**Goal of the exercise**. Leave out the pictures and transcribe everything else exactly.

# START OF Data to process

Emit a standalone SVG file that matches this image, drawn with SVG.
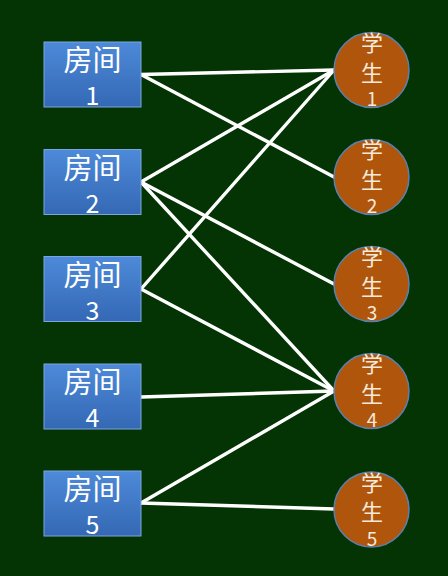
<svg xmlns="http://www.w3.org/2000/svg" width="448" height="576" viewBox="0 0 448 576">
<defs>
<linearGradient id="rg" x1="0" y1="0" x2="0" y2="1">
<stop offset="0" stop-color="#4d8ad9"/>
<stop offset="1" stop-color="#3468b4"/>
</linearGradient>
<style>
.room rect{fill:url(#rg);stroke:#7aa6e0;stroke-width:1}
.stu circle{fill:#b0560c;stroke:#5a80b0;stroke-width:1.5}
.rt{font-family:"Noto Sans CJK SC","Liberation Sans",sans-serif;fill:#ffffff;text-anchor:middle}
.st{font-family:"Noto Sans CJK SC","Liberation Sans",sans-serif;fill:#f6eadb;text-anchor:middle}
#edges line{stroke:#ffffff;stroke-width:3.4;stroke-linecap:round}
</style>
</defs>
<rect x="0" y="0" width="448" height="576" fill="#043404"/>
<g id="edges">
<line x1="141" y1="74.5" x2="334" y2="70"/>
<line x1="141" y1="74.5" x2="334" y2="177"/>
<line x1="141" y1="182" x2="334" y2="70"/>
<line x1="141" y1="182" x2="334" y2="284"/>
<line x1="141" y1="182" x2="334" y2="391"/>
<line x1="141" y1="289" x2="334" y2="70"/>
<line x1="141" y1="289" x2="334" y2="391"/>
<line x1="141" y1="397" x2="334" y2="391"/>
<line x1="141" y1="503" x2="334" y2="391"/>
<line x1="141" y1="503" x2="334" y2="509"/>
</g>
<g id="room1" class="room"><rect x="44" y="42" width="97" height="65"/><text class="rt" x="92.5" y="71" font-size="29">房间</text><text class="rt" x="92.5" y="105" font-size="25">1</text></g>
<g id="room2" class="room"><rect x="44" y="149.5" width="97" height="65"/><text class="rt" x="92.5" y="178.5" font-size="29">房间</text><text class="rt" x="92.5" y="212.5" font-size="25">2</text></g>
<g id="room3" class="room"><rect x="44" y="256.5" width="97" height="65"/><text class="rt" x="92.5" y="285.5" font-size="29">房间</text><text class="rt" x="92.5" y="319.5" font-size="25">3</text></g>
<g id="room4" class="room"><rect x="44" y="364" width="97" height="65"/><text class="rt" x="92.5" y="393" font-size="29">房间</text><text class="rt" x="92.5" y="427" font-size="25">4</text></g>
<g id="room5" class="room"><rect x="44" y="471" width="97" height="65"/><text class="rt" x="92.5" y="500" font-size="29">房间</text><text class="rt" x="92.5" y="534" font-size="25">5</text></g>
<g id="stu1" class="stu"><circle cx="371.5" cy="70" r="37.5"/><text class="st" x="372" y="51" font-size="22">学</text><text class="st" x="372" y="80.5" font-size="22">生</text><text class="st" x="372" y="106" font-size="19">1</text></g>
<g id="stu2" class="stu"><circle cx="371.5" cy="177" r="37.5"/><text class="st" x="372" y="158" font-size="22">学</text><text class="st" x="372" y="187.5" font-size="22">生</text><text class="st" x="372" y="213" font-size="19">2</text></g>
<g id="stu3" class="stu"><circle cx="371.5" cy="284" r="37.5"/><text class="st" x="372" y="265" font-size="22">学</text><text class="st" x="372" y="294.5" font-size="22">生</text><text class="st" x="372" y="320" font-size="19">3</text></g>
<g id="stu4" class="stu"><circle cx="371.5" cy="391" r="37.5"/><text class="st" x="372" y="372" font-size="22">学</text><text class="st" x="372" y="401.5" font-size="22">生</text><text class="st" x="372" y="427" font-size="19">4</text></g>
<g id="stu5" class="stu"><circle cx="371.5" cy="509.5" r="37.5"/><text class="st" x="372" y="490.5" font-size="22">学</text><text class="st" x="372" y="520" font-size="22">生</text><text class="st" x="372" y="545.5" font-size="19">5</text></g>
</svg>
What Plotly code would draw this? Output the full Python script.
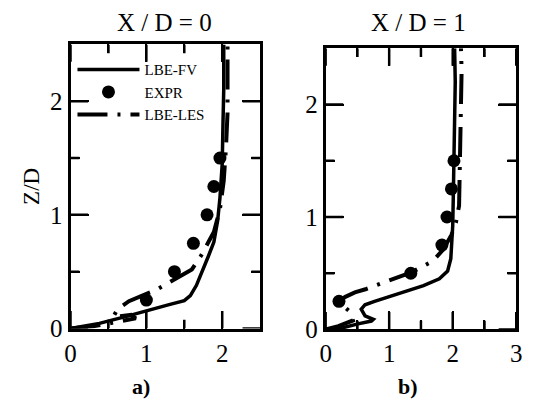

# END OF Data to process

**Expected answer**.
Emit a standalone SVG file that matches this image, drawn with SVG.
<svg xmlns="http://www.w3.org/2000/svg" width="448" height="576" viewBox="0 0 448 576">
<defs>
<linearGradient id="rg" x1="0" y1="0" x2="0" y2="1">
<stop offset="0" stop-color="#4d8ad9"/>
<stop offset="1" stop-color="#3468b4"/>
</linearGradient>
<style>
.room rect{fill:url(#rg);stroke:#7aa6e0;stroke-width:1}
.stu circle{fill:#b0560c;stroke:#5a80b0;stroke-width:1.5}
.rt{font-family:"Noto Sans CJK SC","Liberation Sans",sans-serif;fill:#ffffff;text-anchor:middle}
.st{font-family:"Noto Sans CJK SC","Liberation Sans",sans-serif;fill:#f6eadb;text-anchor:middle}
#edges line{stroke:#ffffff;stroke-width:3.4;stroke-linecap:round}
</style>
</defs>
<rect x="0" y="0" width="448" height="576" fill="#043404"/>
<g id="edges">
<line x1="141" y1="74.5" x2="334" y2="70"/>
<line x1="141" y1="74.5" x2="334" y2="177"/>
<line x1="141" y1="182" x2="334" y2="70"/>
<line x1="141" y1="182" x2="334" y2="284"/>
<line x1="141" y1="182" x2="334" y2="391"/>
<line x1="141" y1="289" x2="334" y2="70"/>
<line x1="141" y1="289" x2="334" y2="391"/>
<line x1="141" y1="397" x2="334" y2="391"/>
<line x1="141" y1="503" x2="334" y2="391"/>
<line x1="141" y1="503" x2="334" y2="509"/>
</g>
<g id="room1" class="room"><rect x="44" y="42" width="97" height="65"/><text class="rt" x="92.5" y="71" font-size="29">房间</text><text class="rt" x="92.5" y="105" font-size="25">1</text></g>
<g id="room2" class="room"><rect x="44" y="149.5" width="97" height="65"/><text class="rt" x="92.5" y="178.5" font-size="29">房间</text><text class="rt" x="92.5" y="212.5" font-size="25">2</text></g>
<g id="room3" class="room"><rect x="44" y="256.5" width="97" height="65"/><text class="rt" x="92.5" y="285.5" font-size="29">房间</text><text class="rt" x="92.5" y="319.5" font-size="25">3</text></g>
<g id="room4" class="room"><rect x="44" y="364" width="97" height="65"/><text class="rt" x="92.5" y="393" font-size="29">房间</text><text class="rt" x="92.5" y="427" font-size="25">4</text></g>
<g id="room5" class="room"><rect x="44" y="471" width="97" height="65"/><text class="rt" x="92.5" y="500" font-size="29">房间</text><text class="rt" x="92.5" y="534" font-size="25">5</text></g>
<g id="stu1" class="stu"><circle cx="371.5" cy="70" r="37.5"/><text class="st" x="372" y="51" font-size="22">学</text><text class="st" x="372" y="80.5" font-size="22">生</text><text class="st" x="372" y="106" font-size="19">1</text></g>
<g id="stu2" class="stu"><circle cx="371.5" cy="177" r="37.5"/><text class="st" x="372" y="158" font-size="22">学</text><text class="st" x="372" y="187.5" font-size="22">生</text><text class="st" x="372" y="213" font-size="19">2</text></g>
<g id="stu3" class="stu"><circle cx="371.5" cy="284" r="37.5"/><text class="st" x="372" y="265" font-size="22">学</text><text class="st" x="372" y="294.5" font-size="22">生</text><text class="st" x="372" y="320" font-size="19">3</text></g>
<g id="stu4" class="stu"><circle cx="371.5" cy="391" r="37.5"/><text class="st" x="372" y="372" font-size="22">学</text><text class="st" x="372" y="401.5" font-size="22">生</text><text class="st" x="372" y="427" font-size="19">4</text></g>
<g id="stu5" class="stu"><circle cx="371.5" cy="509.5" r="37.5"/><text class="st" x="372" y="490.5" font-size="22">学</text><text class="st" x="372" y="520" font-size="22">生</text><text class="st" x="372" y="545.5" font-size="19">5</text></g>
</svg>
What Plotly code would draw this? Output the full Python script.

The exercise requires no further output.